In una serata, in fondo, “anonima” come questa, con un Olimpico dal buon colpo d’occhio ma senza una tifoseria avversaria da fronteggiare e una Roma francamente poco stimolante anche per il calciofilo più accanito, ciò che può dare la spinta per cantare e ben figurare è l’orgoglio. E in questo devo dire che la Sud affronta i novanta minuti davvero alla perfezione, continuando sulla buona strada che sembra esser stata presa da inizio stagione. Il tentativo di ripristinare il ritmo “originale” con cui veniva eseguito il coro sulle note di Sailing (quello reso celebre dai tifosi del Millwall e dal loro “No one like us, we don’t care, we are Millwall, super Millwall, we are Millwall from The Den” e che sulle sponde del Tevere fu rimodulato in un significativo “Dai rioni, dai quartieri, siam venuti, fino a qua, siamo gli ultras della Roma, onoriamo la città”) è un eccellente modo per rallentare complessivamente la velocità, spesso eccessiva, con cui si eseguono la maggior parte dei cori (cattiva usanza che, non ho mai capito perché, ha preso piede in tutto il Paese) e tornare a quella specie di “preghiera” attraverso cui ogni tifoso segue la propria personale “liturgia”. Una funzione dove non ci sono chiese, sacerdoti o divinità, ma soltanto la propria fede nell’identità e nei colori. Ecco perché serve sempre una guida e una voce che di fondo sappia prendere per mano la massa e portarla laddove, inconsciamente, vuole anche lei: sostegno assiduo e intenso. Perché quando si è nel bel mezzo di un coro che sale, di una distesa di mani che si alzano per scandire al meglio uno slogan, anche il più mansueto dei presenti si fomenta e diventa iperattivo se trascinato dall’ambiente. Non a caso uno degli stendardi più veri ed eloquenti era quel “Fomenta il vicino”, aperto per novanta minuti verso la curva e non verso il campo.

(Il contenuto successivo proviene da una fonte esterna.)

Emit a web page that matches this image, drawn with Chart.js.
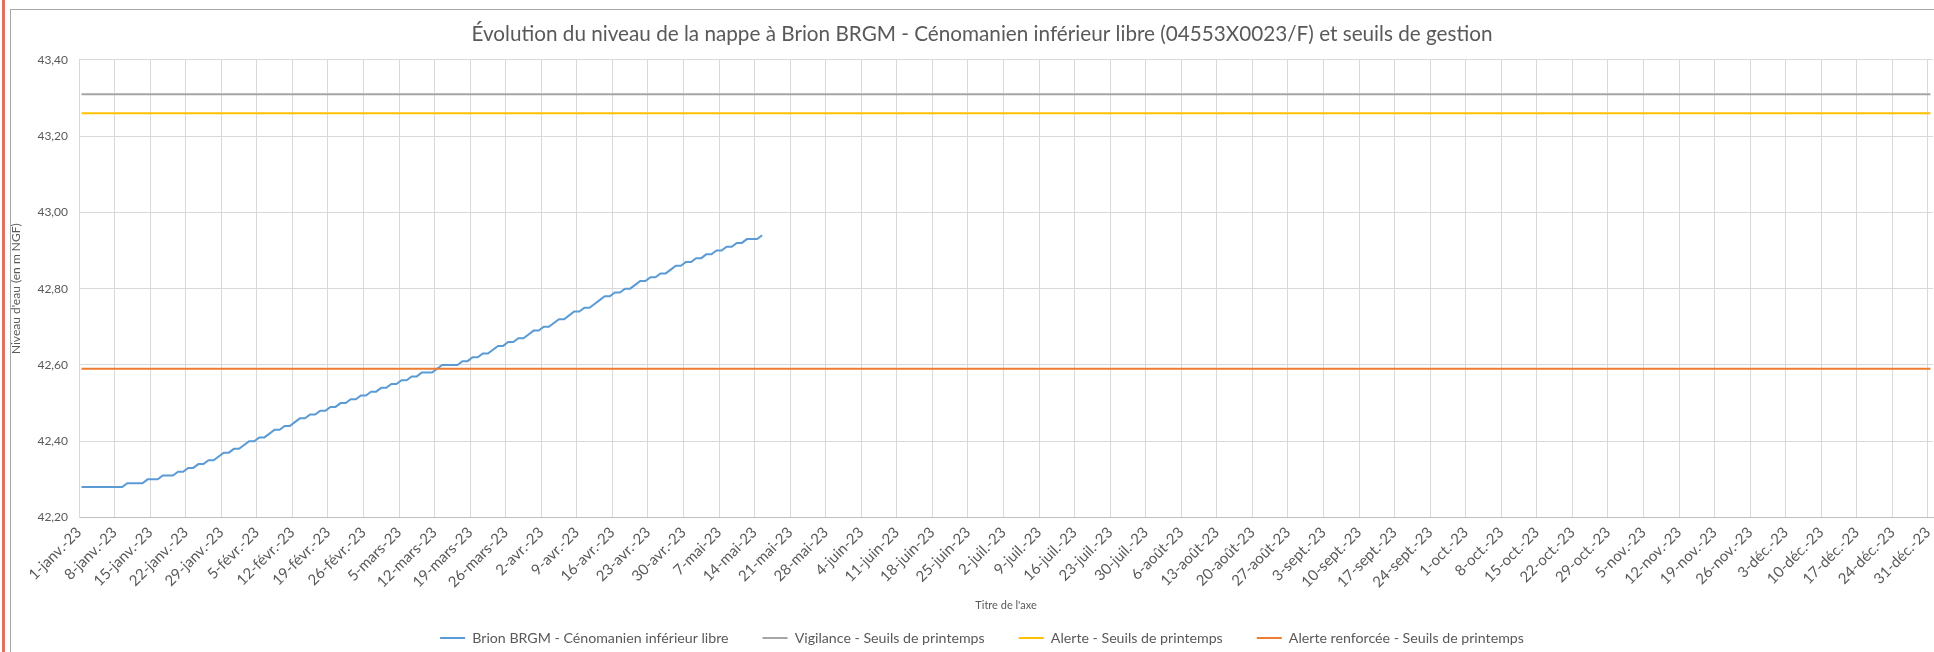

Come accennato, in campo sono i capitolini a imporsi per 1-0 grazie al gol siglato da Dovbyk su calcio di rigore. Nulla da segnalare nel settore ospiti, dove prenderanno posto solo alcune decine di tifosi “semplici”, probabilmente ucraini residenti in Italia. Da segnalare, a inizio partita, l’esposizione di uno striscione in ricordo di Cristian e Stefano, figlio e padre di cui ricorrevano i dieci anni dalla tragica scomparsa, avvenuta in un incidente stradale verificatosi dopo la gara di Champions tra la Roma e il Bayern Monaco, il 21 ottobre 2014.